In another solution, certain semiconductor memory devices, manufactured by Micron Technology, Inc., provide on-chip test mode circuitry that helps compensate for such delays during testing of devices. Under such test mode circuitry, the external testing device writes data to the chip during a first interval, and then writes the same data again to the DQ lines during a second interval. During the second interval, while the data is written again to the DQ lines, the data previously written to the memory device is read therefrom and latched. On-chip comparators then compare the latched data to the data written during the second interval. If the latched data equals the data written during the second interval, then the chip passes. Such a device can rapidly analyze the read data written to the device.
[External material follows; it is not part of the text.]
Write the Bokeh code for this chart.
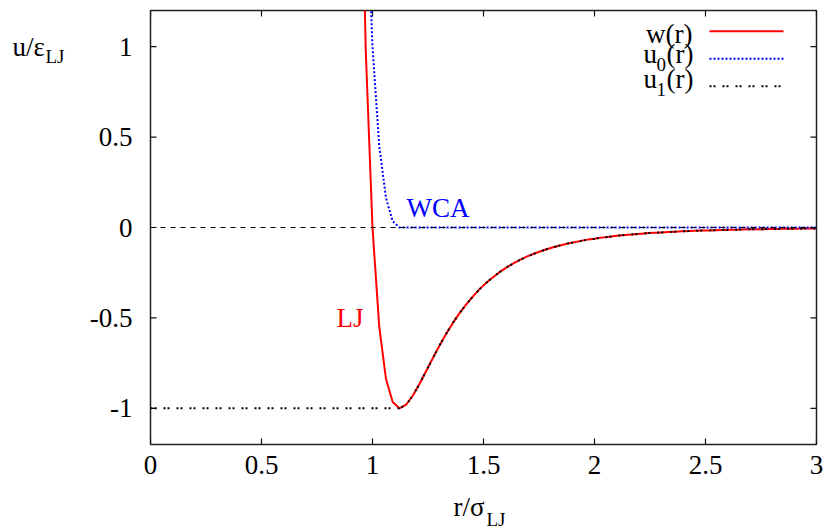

While the above solutions can detect for typical cell-to-cell defects and functionality of the chip, they cannot accurately test the speed of the chips. As semiconductor memory chips provide increasingly faster data I/O rates, particularly with synchronous DRAMs, data is required to be transferred to and from the chips in as little as 9 nanoseconds or less, based on a 10-nanosecond or faster clock cycle. As a result, such chips provide only a 1-nanosecond margin of error. Today's increasingly fast memory devices require highly precise generation of timing signals and precise measurement of the memory device's response thereto. Gate delays caused by the multiplexing circuitry required during testing cause the data to be read from the chips in greater than 10 nanoseconds. As a result, the tester cannot determine if the chip accurately output data within the required 9 nanoseconds. In other words, the on-chip testing circuitry prohibits the tester from testing the speed of such chips.
Obviously, it is desirable to determine the performance, and thus the speed of, semiconductor memory chips, especially high-speed chips. Additionally, because of manufacturing process tolerance and variations, one memory device of a particular design may be faster than another memory device of the very same design. Manufacturers therefore typically also desire to test the speed of such chips so that such chips can be sorted based on speed grades. To provide such speed testing, typical address compression mode testing, and on-chip multiplexing of DQ lines, must be abandoned. As a result, where 16 or more chips could previously be simultaneously tested using multiplexing, only 4 of such chips can be simultaneously speed tested because all 32 DQ lines of each chip must be coupled to the tester's I/O lines. As a result, there is a need to simultaneously speed test an increasing number of chips using a given tester.
One solution has been to purchase a larger number of testers, or more expensive testers having a greater number of I/O lines. However, as noted above, such testers are quite expensive.